SEC Division of Examination’s review of ESG investing

      The SEC recently issued a Risk Alert that highlights observations from recent exams of investment advisers, registered investment companies, and private funds offering ESG products and services.

      With this Risk Alert, the SEC is sending a clear message that it will continue to evaluate whether firms are accurately disclosing their ESG investing approaches and have adopted and implemented policies, procedures, and practices consistent with their ESG-related disclosures.

      In particular, the SEC will continue to focus on (1) portfolio management, which includes, among other things, a review of policies and procedures related to using ESG terminology, due diligence in selecting investments, and proxy voting; (2) performance advertising and marketing, which includes review of regulatory filings, client presentations, RFPs, and other marketing materials; and (3) compliance programs, which includes a review of the firm’s written policies and procedures and their implementation, compliance oversight, and review of ESG investing practices and disclosures.

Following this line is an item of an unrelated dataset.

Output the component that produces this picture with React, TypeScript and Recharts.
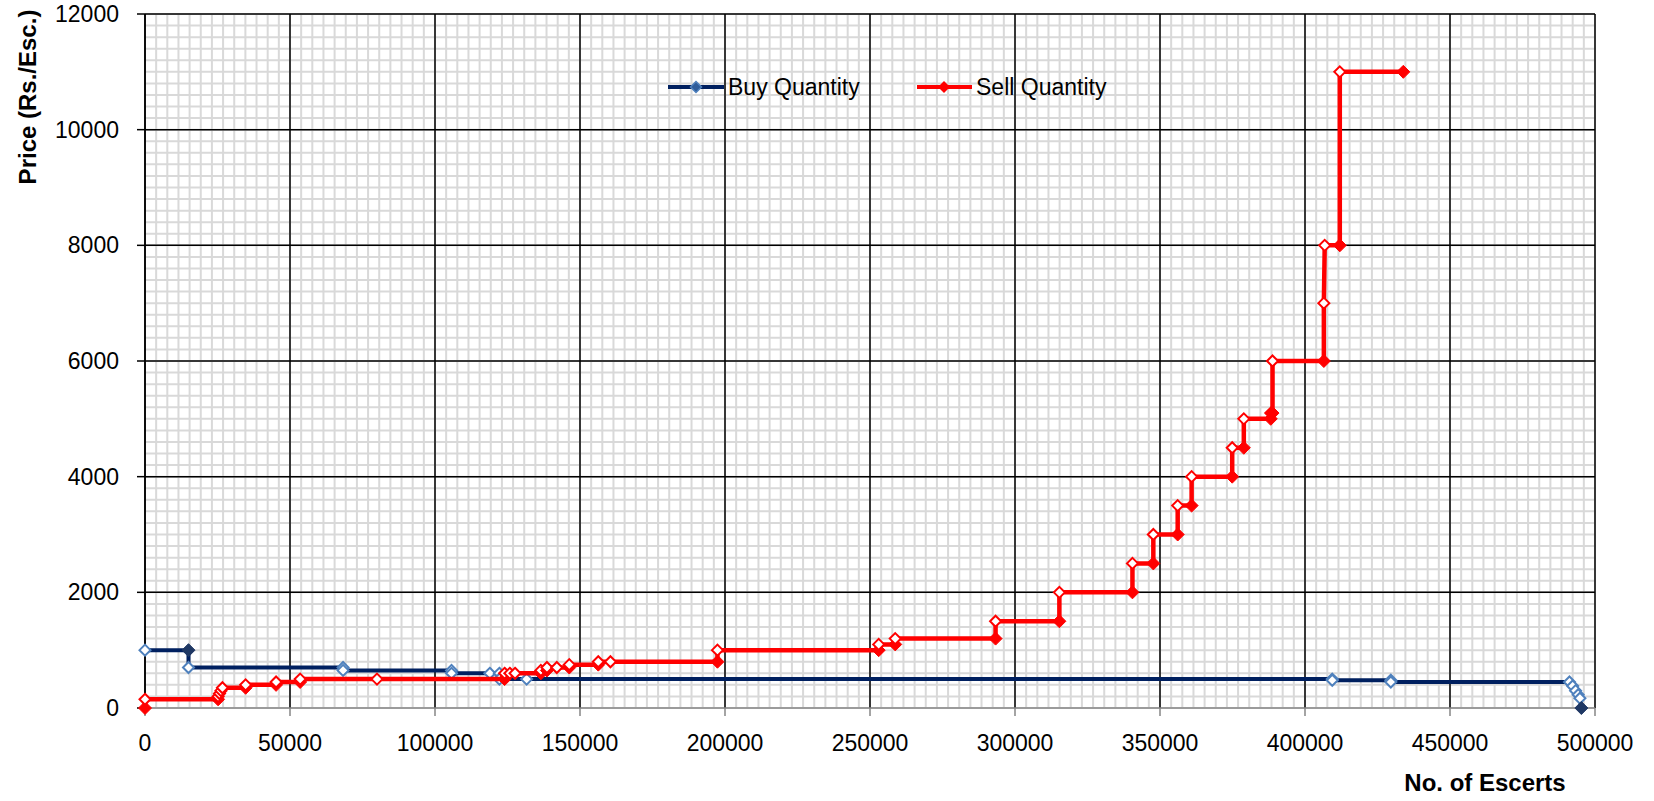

      In its examinations, SEC staff have observed instances of potentially misleading statements regarding ESG investing processes and representations regarding the adherence to global ESG frameworks. The Risk Alert notes instances where despite claims to have formal processes in place for ESG investing, firms actually did not have policies and procedures related to ESG investing; or had policies and procedures that did not appear to be reasonably designed, or that were not implemented. The SEC also observed documentation of ESG-related investment decisions that was weak or unclear and compliance programs that did not appear to be reasonably designed to guard against inaccurate ESG-related disclosures and marketing materials.

      The Risk Alerts goes on to describe three characteristics of firms that had effective ESG practices: (1) the firms’ disclosures were clear, precise and tailored to their specific approaches to ESG investing and aligned with the firms’ actual practices; (2) the firms had policies and procedures that addressed ESG investing and covered key aspects of their relevant practices; and (3) the firms had compliance personnel that are knowledgeable about their specific ESG-related practices.

      This Risk Alert is a must read for those entities with ESG product offerings. These firms may also consider adding ESG related items to their routine reviews and/or external, third party mock audits to be sure their ESG claims match reality.